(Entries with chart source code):
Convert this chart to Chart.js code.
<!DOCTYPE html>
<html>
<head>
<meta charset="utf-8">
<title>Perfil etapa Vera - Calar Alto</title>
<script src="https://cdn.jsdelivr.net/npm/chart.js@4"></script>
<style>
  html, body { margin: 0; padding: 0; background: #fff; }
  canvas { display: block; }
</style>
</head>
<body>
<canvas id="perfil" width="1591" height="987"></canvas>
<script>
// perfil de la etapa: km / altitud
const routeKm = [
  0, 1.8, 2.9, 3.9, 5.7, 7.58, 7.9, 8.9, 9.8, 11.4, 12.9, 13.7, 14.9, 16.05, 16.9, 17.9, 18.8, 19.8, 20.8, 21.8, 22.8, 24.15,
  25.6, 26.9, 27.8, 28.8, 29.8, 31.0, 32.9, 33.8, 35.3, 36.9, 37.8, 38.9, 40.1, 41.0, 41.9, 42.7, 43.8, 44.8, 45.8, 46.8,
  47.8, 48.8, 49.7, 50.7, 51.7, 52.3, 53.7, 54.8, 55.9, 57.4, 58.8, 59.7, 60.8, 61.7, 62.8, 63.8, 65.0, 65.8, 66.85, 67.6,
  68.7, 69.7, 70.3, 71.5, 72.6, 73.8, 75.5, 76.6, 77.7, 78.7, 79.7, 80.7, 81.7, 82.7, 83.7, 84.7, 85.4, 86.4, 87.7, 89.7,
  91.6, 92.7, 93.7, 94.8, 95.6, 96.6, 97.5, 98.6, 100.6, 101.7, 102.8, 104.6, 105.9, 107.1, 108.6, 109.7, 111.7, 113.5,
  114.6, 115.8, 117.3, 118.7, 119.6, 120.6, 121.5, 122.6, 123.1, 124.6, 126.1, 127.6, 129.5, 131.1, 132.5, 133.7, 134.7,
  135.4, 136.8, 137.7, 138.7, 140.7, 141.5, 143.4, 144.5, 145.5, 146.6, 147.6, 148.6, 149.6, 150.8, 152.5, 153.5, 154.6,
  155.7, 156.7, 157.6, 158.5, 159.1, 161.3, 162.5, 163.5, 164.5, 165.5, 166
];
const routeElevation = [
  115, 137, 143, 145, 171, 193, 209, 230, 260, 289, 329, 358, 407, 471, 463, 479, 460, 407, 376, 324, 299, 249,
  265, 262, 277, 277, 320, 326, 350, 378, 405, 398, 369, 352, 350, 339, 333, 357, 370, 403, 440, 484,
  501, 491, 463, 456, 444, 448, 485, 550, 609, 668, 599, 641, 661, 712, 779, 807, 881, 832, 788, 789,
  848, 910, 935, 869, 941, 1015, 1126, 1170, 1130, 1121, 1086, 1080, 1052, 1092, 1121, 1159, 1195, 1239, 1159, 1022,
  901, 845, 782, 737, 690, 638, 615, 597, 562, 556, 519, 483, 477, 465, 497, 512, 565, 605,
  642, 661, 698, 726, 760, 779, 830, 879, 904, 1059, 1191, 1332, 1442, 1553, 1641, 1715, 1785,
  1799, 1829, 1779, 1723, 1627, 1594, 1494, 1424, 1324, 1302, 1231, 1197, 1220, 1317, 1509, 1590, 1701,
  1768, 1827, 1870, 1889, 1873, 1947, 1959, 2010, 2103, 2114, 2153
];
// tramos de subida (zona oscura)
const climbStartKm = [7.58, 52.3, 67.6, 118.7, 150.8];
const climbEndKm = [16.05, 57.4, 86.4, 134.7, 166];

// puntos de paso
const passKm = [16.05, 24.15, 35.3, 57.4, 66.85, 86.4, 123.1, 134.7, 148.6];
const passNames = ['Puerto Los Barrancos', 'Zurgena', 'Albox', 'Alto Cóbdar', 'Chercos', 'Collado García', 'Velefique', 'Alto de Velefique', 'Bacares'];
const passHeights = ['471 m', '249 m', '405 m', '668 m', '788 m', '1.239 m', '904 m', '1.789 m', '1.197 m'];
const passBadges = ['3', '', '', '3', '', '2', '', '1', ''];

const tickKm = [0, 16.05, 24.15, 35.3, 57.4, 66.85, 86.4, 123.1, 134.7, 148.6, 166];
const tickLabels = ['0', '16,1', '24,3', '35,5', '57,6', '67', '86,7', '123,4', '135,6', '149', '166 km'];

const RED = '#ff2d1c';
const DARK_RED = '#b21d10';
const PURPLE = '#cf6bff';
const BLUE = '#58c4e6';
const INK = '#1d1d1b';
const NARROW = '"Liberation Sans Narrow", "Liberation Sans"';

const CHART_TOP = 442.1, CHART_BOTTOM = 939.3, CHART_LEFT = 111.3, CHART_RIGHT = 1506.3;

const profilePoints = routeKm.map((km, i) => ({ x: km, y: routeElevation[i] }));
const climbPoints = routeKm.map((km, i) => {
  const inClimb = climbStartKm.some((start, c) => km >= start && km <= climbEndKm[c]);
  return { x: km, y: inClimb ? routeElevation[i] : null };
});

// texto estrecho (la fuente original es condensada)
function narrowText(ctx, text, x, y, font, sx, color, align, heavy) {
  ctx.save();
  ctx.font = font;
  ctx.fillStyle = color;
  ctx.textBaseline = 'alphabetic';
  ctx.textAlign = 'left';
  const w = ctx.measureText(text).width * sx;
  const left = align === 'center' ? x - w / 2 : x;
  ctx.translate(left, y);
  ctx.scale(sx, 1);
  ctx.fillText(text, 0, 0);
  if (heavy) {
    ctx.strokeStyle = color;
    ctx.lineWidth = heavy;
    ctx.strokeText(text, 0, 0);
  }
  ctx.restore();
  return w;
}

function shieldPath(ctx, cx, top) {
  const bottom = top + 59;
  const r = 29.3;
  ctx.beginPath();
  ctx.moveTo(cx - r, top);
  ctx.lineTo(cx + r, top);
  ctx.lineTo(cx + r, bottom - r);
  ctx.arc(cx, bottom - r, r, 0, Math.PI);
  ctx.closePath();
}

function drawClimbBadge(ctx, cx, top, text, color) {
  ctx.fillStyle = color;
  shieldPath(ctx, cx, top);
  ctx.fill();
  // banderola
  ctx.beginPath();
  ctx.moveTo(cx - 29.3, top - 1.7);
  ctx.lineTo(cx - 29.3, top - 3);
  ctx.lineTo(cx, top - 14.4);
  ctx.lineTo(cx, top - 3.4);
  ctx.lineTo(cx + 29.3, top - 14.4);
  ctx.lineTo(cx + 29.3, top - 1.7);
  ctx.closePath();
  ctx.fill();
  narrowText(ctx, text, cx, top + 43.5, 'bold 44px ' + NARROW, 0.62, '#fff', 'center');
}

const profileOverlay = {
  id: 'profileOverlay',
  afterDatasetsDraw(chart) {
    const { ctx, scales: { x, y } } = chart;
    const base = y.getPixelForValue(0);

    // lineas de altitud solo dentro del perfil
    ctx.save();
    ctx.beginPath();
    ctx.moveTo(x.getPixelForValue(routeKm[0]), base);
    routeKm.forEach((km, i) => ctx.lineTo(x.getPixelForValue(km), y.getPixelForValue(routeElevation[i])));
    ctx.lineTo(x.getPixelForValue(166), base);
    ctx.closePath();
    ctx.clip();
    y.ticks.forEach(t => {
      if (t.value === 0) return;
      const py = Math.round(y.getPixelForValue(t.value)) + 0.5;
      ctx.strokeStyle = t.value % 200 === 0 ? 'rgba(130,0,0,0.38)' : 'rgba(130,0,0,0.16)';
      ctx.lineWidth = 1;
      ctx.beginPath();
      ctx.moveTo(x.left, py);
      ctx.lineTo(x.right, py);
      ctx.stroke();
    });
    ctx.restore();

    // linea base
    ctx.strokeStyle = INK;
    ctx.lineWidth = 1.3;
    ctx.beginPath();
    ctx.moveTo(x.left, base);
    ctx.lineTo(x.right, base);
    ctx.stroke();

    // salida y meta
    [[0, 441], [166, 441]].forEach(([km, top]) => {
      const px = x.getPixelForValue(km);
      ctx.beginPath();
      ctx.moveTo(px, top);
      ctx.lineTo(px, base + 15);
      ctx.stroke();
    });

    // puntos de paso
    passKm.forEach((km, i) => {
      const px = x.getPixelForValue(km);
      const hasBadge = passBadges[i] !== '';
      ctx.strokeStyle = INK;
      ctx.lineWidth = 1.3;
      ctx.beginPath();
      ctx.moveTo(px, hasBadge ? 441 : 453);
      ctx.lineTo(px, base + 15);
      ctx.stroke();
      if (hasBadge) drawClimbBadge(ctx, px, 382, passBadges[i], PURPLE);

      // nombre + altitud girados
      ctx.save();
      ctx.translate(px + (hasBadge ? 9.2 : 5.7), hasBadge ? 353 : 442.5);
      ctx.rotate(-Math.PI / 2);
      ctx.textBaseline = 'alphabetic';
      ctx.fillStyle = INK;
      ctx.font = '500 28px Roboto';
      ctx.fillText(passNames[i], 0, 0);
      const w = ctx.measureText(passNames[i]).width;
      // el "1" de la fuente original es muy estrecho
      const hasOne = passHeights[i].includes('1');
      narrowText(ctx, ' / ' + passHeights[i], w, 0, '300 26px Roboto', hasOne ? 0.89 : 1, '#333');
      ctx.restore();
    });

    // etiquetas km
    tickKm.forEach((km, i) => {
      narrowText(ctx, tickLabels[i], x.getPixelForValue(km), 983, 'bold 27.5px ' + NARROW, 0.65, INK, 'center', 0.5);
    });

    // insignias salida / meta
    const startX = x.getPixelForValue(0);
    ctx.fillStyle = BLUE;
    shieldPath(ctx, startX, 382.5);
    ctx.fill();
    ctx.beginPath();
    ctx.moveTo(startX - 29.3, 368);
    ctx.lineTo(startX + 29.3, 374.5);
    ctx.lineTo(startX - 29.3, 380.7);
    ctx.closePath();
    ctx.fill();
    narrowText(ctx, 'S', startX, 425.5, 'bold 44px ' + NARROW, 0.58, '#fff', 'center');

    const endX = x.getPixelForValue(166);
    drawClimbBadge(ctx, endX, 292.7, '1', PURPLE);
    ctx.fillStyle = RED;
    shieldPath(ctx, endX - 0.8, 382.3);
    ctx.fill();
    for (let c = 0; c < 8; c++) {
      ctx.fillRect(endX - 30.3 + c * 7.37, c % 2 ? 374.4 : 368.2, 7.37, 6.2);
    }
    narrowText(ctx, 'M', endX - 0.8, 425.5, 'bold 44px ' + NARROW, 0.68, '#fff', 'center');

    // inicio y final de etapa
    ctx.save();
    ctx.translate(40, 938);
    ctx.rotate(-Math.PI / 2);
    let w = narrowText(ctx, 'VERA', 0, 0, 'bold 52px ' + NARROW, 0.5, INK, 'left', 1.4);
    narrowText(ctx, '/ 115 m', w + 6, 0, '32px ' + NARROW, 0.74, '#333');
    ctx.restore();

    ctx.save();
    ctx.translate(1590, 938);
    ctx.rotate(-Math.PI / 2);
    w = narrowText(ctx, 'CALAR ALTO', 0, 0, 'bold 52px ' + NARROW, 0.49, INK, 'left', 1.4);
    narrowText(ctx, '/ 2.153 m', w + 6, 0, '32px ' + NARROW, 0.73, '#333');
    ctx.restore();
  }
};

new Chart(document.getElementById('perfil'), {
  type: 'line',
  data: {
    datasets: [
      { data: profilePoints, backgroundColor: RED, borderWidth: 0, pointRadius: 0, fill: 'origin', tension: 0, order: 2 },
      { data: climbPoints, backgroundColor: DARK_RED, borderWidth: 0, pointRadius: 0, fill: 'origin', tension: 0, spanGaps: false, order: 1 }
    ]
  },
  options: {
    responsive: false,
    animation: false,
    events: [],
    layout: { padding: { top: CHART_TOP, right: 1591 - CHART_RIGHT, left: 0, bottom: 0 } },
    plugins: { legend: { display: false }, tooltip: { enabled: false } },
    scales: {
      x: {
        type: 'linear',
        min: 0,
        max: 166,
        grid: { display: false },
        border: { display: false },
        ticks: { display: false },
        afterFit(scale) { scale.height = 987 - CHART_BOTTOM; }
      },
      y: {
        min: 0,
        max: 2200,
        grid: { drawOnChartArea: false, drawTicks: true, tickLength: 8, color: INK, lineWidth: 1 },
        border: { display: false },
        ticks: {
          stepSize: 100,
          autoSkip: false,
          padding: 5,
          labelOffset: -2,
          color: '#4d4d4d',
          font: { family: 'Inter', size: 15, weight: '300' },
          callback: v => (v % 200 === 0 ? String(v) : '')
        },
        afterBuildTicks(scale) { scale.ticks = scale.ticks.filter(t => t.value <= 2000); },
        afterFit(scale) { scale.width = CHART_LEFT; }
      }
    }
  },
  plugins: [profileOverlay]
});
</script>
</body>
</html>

...

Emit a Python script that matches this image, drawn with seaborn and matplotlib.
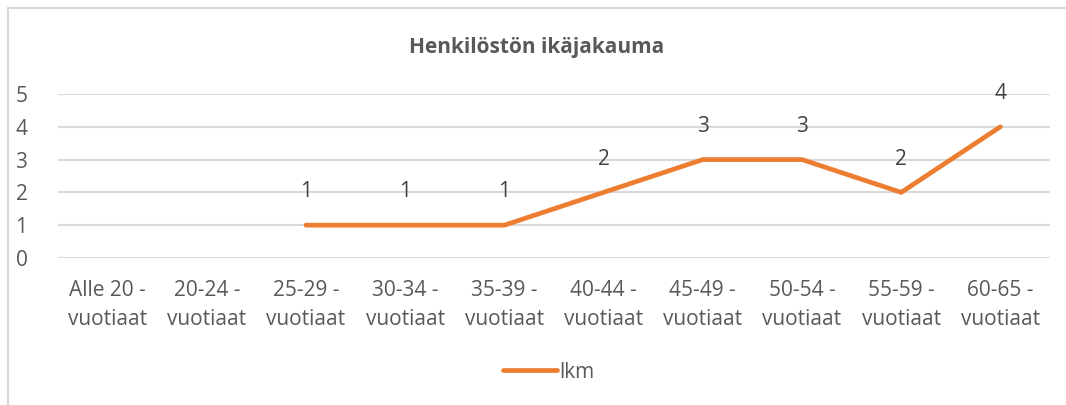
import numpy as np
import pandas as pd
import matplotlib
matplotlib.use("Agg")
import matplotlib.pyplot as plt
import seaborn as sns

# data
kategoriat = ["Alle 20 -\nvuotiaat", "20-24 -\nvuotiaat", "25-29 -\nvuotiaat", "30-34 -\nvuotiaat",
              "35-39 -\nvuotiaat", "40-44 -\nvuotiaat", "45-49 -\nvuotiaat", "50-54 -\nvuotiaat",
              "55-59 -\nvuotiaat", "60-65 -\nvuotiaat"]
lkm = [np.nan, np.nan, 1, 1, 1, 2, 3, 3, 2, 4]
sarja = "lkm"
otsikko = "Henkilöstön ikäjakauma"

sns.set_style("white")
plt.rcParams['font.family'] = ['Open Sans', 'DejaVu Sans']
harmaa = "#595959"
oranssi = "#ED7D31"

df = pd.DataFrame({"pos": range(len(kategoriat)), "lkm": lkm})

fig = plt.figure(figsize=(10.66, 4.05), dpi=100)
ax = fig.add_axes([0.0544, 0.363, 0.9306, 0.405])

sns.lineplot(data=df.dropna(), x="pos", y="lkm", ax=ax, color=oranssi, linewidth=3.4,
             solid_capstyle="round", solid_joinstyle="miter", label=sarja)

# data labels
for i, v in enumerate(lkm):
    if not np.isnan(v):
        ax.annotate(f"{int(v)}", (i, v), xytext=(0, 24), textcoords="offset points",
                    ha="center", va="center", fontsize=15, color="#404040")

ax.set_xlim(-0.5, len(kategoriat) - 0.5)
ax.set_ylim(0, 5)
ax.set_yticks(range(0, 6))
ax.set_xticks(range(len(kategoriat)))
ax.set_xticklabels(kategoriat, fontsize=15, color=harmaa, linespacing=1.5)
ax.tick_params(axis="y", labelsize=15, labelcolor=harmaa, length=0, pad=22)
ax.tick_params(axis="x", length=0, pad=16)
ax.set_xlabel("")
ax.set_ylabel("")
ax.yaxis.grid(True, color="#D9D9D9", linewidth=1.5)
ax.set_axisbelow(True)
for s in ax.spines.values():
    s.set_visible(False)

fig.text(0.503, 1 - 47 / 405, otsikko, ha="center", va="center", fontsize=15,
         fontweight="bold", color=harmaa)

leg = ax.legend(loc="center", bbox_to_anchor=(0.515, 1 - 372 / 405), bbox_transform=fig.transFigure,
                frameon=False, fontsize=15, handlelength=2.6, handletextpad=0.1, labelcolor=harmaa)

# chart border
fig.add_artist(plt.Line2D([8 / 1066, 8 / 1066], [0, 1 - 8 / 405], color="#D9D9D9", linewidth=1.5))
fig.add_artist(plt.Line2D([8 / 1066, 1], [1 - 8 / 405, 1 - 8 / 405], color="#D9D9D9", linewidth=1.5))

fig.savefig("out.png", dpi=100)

---

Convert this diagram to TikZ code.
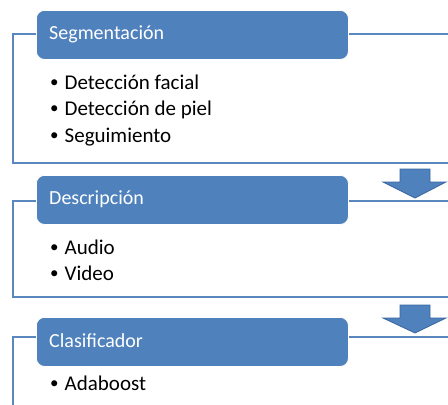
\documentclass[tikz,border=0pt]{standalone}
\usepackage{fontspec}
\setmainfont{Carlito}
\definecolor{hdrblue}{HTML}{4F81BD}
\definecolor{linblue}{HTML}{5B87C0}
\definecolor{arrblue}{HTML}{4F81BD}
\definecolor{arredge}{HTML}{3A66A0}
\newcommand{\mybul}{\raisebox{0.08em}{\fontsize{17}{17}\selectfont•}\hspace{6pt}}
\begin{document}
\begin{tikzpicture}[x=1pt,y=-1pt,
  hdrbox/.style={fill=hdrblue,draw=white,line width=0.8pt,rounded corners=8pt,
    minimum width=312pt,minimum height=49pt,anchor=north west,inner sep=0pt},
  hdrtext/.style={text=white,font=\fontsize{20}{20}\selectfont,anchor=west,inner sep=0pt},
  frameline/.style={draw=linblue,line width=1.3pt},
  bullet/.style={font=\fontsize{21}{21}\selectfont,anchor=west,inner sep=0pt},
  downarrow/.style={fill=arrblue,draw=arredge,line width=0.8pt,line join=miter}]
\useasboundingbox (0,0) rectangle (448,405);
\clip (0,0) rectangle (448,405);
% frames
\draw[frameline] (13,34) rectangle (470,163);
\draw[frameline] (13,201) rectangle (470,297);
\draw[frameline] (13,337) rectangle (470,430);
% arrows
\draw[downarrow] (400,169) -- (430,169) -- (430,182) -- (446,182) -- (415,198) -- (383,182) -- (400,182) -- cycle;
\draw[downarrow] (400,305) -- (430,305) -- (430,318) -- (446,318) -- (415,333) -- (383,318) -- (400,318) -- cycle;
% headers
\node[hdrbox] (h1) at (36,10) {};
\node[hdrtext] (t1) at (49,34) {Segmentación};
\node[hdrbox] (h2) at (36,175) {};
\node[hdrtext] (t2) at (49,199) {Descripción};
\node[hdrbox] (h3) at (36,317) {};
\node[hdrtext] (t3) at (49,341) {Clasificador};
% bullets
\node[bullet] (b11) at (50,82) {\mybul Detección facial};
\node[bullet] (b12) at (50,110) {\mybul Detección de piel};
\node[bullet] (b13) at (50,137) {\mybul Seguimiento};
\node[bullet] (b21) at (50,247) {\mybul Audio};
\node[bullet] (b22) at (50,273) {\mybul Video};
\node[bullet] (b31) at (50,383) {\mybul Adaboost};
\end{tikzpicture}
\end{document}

(Exercise objective): Working from the data above, extract solely the lines from the one containing "Convert this chart to Chart.js code." through the one containing "const climbEndKm = [16.05, 57.4, 86.4, 134.7, 166];", exactly as they appear, both included.

(The reply):
Convert this chart to Chart.js code.
<!DOCTYPE html>
<html>
<head>
<meta charset="utf-8">
<title>Perfil etapa Vera - Calar Alto</title>
<script src="https://cdn.jsdelivr.net/npm/chart.js@4"></script>
<style>
  html, body { margin: 0; padding: 0; background: #fff; }
  canvas { display: block; }
</style>
</head>
<body>
<canvas id="perfil" width="1591" height="987"></canvas>
<script>
// perfil de la etapa: km / altitud
const routeKm = [
  0, 1.8, 2.9, 3.9, 5.7, 7.58, 7.9, 8.9, 9.8, 11.4, 12.9, 13.7, 14.9, 16.05, 16.9, 17.9, 18.8, 19.8, 20.8, 21.8, 22.8, 24.15,
  25.6, 26.9, 27.8, 28.8, 29.8, 31.0, 32.9, 33.8, 35.3, 36.9, 37.8, 38.9, 40.1, 41.0, 41.9, 42.7, 43.8, 44.8, 45.8, 46.8,
  47.8, 48.8, 49.7, 50.7, 51.7, 52.3, 53.7, 54.8, 55.9, 57.4, 58.8, 59.7, 60.8, 61.7, 62.8, 63.8, 65.0, 65.8, 66.85, 67.6,
  68.7, 69.7, 70.3, 71.5, 72.6, 73.8, 75.5, 76.6, 77.7, 78.7, 79.7, 80.7, 81.7, 82.7, 83.7, 84.7, 85.4, 86.4, 87.7, 89.7,
  91.6, 92.7, 93.7, 94.8, 95.6, 96.6, 97.5, 98.6, 100.6, 101.7, 102.8, 104.6, 105.9, 107.1, 108.6, 109.7, 111.7, 113.5,
  114.6, 115.8, 117.3, 118.7, 119.6, 120.6, 121.5, 122.6, 123.1, 124.6, 126.1, 127.6, 129.5, 131.1, 132.5, 133.7, 134.7,
  135.4, 136.8, 137.7, 138.7, 140.7, 141.5, 143.4, 144.5, 145.5, 146.6, 147.6, 148.6, 149.6, 150.8, 152.5, 153.5, 154.6,
  155.7, 156.7, 157.6, 158.5, 159.1, 161.3, 162.5, 163.5, 164.5, 165.5, 166
];
const routeElevation = [
  115, 137, 143, 145, 171, 193, 209, 230, 260, 289, 329, 358, 407, 471, 463, 479, 460, 407, 376, 324, 299, 249,
  265, 262, 277, 277, 320, 326, 350, 378, 405, 398, 369, 352, 350, 339, 333, 357, 370, 403, 440, 484,
  501, 491, 463, 456, 444, 448, 485, 550, 609, 668, 599, 641, 661, 712, 779, 807, 881, 832, 788, 789,
  848, 910, 935, 869, 941, 1015, 1126, 1170, 1130, 1121, 1086, 1080, 1052, 1092, 1121, 1159, 1195, 1239, 1159, 1022,
  901, 845, 782, 737, 690, 638, 615, 597, 562, 556, 519, 483, 477, 465, 497, 512, 565, 605,
  642, 661, 698, 726, 760, 779, 830, 879, 904, 1059, 1191, 1332, 1442, 1553, 1641, 1715, 1785,
  1799, 1829, 1779, 1723, 1627, 1594, 1494, 1424, 1324, 1302, 1231, 1197, 1220, 1317, 1509, 1590, 1701,
  1768, 1827, 1870, 1889, 1873, 1947, 1959, 2010, 2103, 2114, 2153
];
// tramos de subida (zona oscura)
const climbStartKm = [7.58, 52.3, 67.6, 118.7, 150.8];
const climbEndKm = [16.05, 57.4, 86.4, 134.7, 166];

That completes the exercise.